There are many analog door phones available from companies like 2N, Adtran, Avaya, Bogen, NEC, Panasonic, Valcom & Viking, just to name a few. For my project, based upon some advice from friends, I settled upon Door Bell Fon as a suitable choice.
As a vendor I selected Home Controls since they had inventory, a good price, and seemed to have some experience with the product. My order included the DP28C control module, a DP38 NBZF door station and DP38 BXFS surface mount box. The total cost was right around $300.
This combination of gear would provide the audio capability that I needed as a basic requirement, but not the video. In theory the door station can be upgraded as it has “a mount for a third-party 14mm security camera in the camera slot to see who is at your door.” I guess that such cameras are a standard in residential security systems.
The door station itself is fairly simple. It requires no local power. It draws its power from the pair of wires that connect it to the control module. If the existing pair of wires that once serviced our old-skool door chime prove unbroken I won’t even need to pull new wiring to the gate. That could save me a lot of trouble.
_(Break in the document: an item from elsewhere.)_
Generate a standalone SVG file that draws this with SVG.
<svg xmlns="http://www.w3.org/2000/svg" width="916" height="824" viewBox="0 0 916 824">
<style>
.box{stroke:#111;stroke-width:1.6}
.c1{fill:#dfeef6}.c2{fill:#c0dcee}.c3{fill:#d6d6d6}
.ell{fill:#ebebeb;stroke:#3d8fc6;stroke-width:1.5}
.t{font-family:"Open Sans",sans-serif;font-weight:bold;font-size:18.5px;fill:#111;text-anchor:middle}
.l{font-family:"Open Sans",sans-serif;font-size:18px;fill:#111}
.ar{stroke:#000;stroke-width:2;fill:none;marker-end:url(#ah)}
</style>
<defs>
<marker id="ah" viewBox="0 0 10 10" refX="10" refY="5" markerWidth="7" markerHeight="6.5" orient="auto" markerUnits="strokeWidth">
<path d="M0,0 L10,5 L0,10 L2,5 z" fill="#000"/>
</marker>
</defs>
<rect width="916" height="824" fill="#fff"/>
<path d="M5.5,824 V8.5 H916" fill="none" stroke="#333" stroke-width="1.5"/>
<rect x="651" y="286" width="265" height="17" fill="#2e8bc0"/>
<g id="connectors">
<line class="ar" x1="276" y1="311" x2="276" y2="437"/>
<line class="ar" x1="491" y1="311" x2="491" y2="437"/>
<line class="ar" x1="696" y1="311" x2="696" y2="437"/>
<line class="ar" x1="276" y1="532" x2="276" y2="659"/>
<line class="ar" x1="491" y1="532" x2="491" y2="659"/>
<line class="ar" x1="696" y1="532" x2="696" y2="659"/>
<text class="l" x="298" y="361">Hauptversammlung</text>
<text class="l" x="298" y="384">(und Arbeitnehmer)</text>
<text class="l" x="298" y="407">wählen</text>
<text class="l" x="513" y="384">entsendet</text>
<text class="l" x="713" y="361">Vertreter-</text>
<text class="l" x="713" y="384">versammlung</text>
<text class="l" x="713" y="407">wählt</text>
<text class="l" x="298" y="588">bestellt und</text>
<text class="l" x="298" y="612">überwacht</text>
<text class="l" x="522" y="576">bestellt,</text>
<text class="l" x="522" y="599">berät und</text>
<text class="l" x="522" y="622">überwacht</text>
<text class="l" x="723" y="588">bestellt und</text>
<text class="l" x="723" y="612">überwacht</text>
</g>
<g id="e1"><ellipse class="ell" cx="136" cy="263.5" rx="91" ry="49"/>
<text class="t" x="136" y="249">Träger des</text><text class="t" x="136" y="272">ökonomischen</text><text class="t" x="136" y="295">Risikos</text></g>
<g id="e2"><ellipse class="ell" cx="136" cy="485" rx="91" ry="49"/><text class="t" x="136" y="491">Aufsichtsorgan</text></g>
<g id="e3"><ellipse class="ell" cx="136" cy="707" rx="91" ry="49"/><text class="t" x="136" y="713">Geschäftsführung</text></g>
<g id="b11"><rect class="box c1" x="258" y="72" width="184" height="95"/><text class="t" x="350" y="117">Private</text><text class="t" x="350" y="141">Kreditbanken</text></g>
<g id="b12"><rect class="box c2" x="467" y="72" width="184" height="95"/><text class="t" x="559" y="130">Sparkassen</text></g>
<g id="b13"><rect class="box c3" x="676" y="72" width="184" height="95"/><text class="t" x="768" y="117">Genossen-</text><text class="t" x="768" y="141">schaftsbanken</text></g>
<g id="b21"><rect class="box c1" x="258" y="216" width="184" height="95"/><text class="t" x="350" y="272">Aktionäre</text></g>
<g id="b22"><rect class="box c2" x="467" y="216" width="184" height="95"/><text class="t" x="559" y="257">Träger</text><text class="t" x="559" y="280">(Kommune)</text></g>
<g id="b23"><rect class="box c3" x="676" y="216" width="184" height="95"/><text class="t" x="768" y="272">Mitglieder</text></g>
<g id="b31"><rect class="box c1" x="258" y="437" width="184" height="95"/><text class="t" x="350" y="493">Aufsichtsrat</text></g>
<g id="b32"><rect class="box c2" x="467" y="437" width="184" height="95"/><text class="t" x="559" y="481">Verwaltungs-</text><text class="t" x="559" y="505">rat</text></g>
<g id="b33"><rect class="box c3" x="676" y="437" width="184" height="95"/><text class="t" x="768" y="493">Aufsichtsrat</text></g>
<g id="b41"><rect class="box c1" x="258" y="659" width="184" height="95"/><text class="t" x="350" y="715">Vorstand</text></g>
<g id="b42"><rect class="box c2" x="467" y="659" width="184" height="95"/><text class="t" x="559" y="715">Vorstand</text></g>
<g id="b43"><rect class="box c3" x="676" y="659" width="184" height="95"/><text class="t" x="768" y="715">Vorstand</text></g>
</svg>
The control module is designed to support a pair of door stations, with a further hardware option to support electric door strikes. It’s intended to sit between the analog line from the telco and your traditional home phones. When someone rings the door phone the control module mimics an incoming calls, making your home phone ring. When you answer you’re connected to the person at the door station.
We don’t have an analog phone line anymore, so that side of the control module will remain unconnected. The RJ-11 that would go to the home phones will connect to the previously unused analog line jack on our Gigaset DECT base. It all seems simple enough.
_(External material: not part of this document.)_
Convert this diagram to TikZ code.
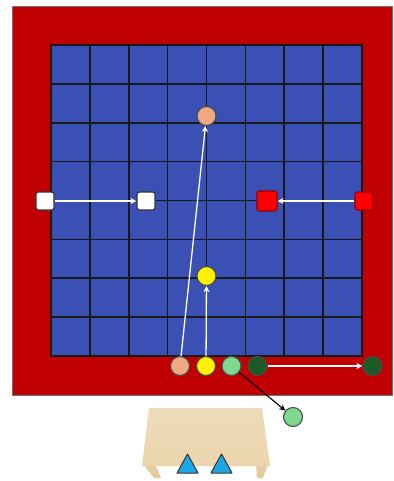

Another approach might be to connect the control module to an ATA, then program the ATA to hotline dial an extension on our OnSIP account. That approach would have the advantage of access to voicemail, and the ability to call forward to a cell phone. We’ll just see how it goes once we have the gear installed.
I took a few moments to wire the door station to the control module with a short jumper cable, then connected the controller to the Gigaset. When powered-up the light on the door station comes on, and pressing the button rings the Gigaset as expected.
The one adjustment on the door station is a small trim pot to control the microphone sensitivity. However, if that setting is turned up too much it can induce oscillation, so we must be careful.
Even at this early stage, I have some concerns about the volume level. I expect that we’ll hear the person at the gate without too much trouble, but I’m not convinced that the door station produces enough volume to overcome the ambient noise at the street. We live directly across the road from an elementary school. When the kids are out in the schoolyard they make quite a racket.
Even so, if the gate phone is answered then it should be readily apparent that we’re at home. which should suffice to keep the delivery person at the front gate until we make it there in person.
As for fidelity, well HDVoice it certainly isn’t. In fact, it’s lot more like the all-too-common experience of drive through fast food dining, or Charlie Brown’s teacher. Nonetheless, all I seek to delay the departure of the Fedex or UPS driver. It should be sufficient to meet that goal.
The most difficult part of the project is mounting the box to the wrought iron fence, a task that I’ve yet to attempt. Perhaps in the coming week. There will be more to follow as the project nears completion.